AI hari ini berhenti pada pagar minimal: "jangan salah gunakan data." Ia seperti penjaga gudang yang sibuk memastikan pintu terkunci, tapi tak pernah bertanya: apa isi gudang itu, untuk siapa, dan mengapa disimpan? Jika AI hanya dipandu etika informasi, maka kita sedang menciptakan raksasa tanpa arah. Mesin tahu cara menjaga kerapihan jalan, tapi tidak tahu ke mana harus melangkah.
Di sinilah Islam menawarkan etika amanah. Konsep yang menawarkan kerangka i'timani---berbasis amanah. Ada tiga perjanjian: ontologis, epistemologis, dan eksistensial. Ontologis artinya manusia tetap pusat, bukan sekadar angka dalam model statistik. Epistemologis menuntut kejujuran dalam pengetahuan: data tidak dimanipulasi untuk laba semata. Eksistensial menekankan tanggung jawab sosial dan lingkungan: AI tidak boleh hanya canggih, tetapi juga harus adil, lestari, dan berpihak pada kemanusiaan.
Bandingkan ini dengan etika informasi yang dingin dan netral. Netralitas di sini justru bahaya: ia memungkinkan bias sistemik tanpa ada standar moral lebih tinggi untuk mengoreksinya. Netralitas berarti AI bisa dengan tenang melayani iklan judi atau propaganda politik asalkan data tidak dicuri. Netral, tapi nihil moral. Itulah yang kini terjadi di banyak ruang digital kita.
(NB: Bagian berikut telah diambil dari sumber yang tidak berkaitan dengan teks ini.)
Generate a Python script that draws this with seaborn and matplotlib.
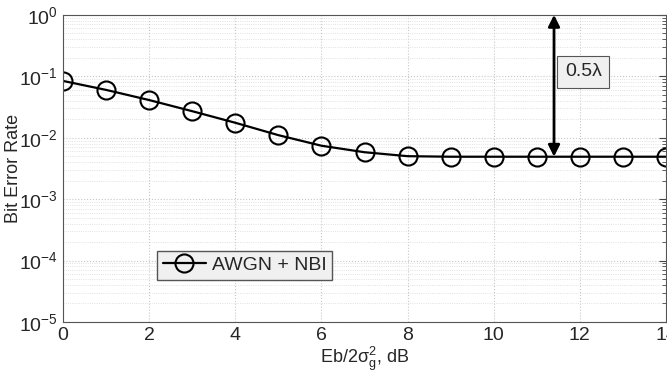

Perspektif maqaid menuntut lebih: AI harus mendukung kehidupan, bukan mengancamnya. Harus memperluas akses pengetahuan, bukan mereduksi akal sehat dengan banjir konten menyesatkan. Harus melindungi keluarga dan generasi, bukan menjerumuskan mereka ke candu algoritmik. Dengan kata lain, AI tidak boleh berhenti pada etika informasi; ia harus naik kelas menjadi AI bermartabat, AI yang dituntun tujuan hukum Islam.
Pertanyaan kritis perlu kita lontarkan: mengapa umat Islam hanya menjadi konsumen pasif dari etika digital Barat? Mengapa kita menerima begitu saja standar privasi yang tak peduli pada ruh dan niat? Jika maqaid bisa mengarahkan hukum, mengapa tidak mengarahkan algoritma? Jika syariat bisa mengatur perilaku manusia, mengapa tidak bisa mengatur perilaku mesin?
Kita butuh keberanian untuk menggeser perbincangan. AI bukan sekadar aman dari pencurian data, tapi juga harus amanah dalam menjaga manusia. Amanah itu artinya AI tidak boleh mengabaikan martabat manusia demi efisiensi. Amanah itu artinya AI harus memikirkan dampak ekologis dari pusat datanya. Amanah itu artinya niat pembuatnya juga dipertimbangkan: apakah mereka sekadar mengejar laba, atau sungguh ingin menghadirkan maslahat?
Tulisan ini bukan penolakan atas etika informasi, melainkan kritik. Ia hanya satu pilar, sementara bangunan etika AI membutuhkan fondasi maqaid dan kerangka amanah. Tanpa itu, kita sekadar merayakan kecerdasan kosong yang mengagungkan data, tapi menyingkirkan manusia. Dengan itu, kita bisa berharap pada AI yang bukan saja pintar, tetapi juga adil, jujur, dan rahmatan lil-'alamn.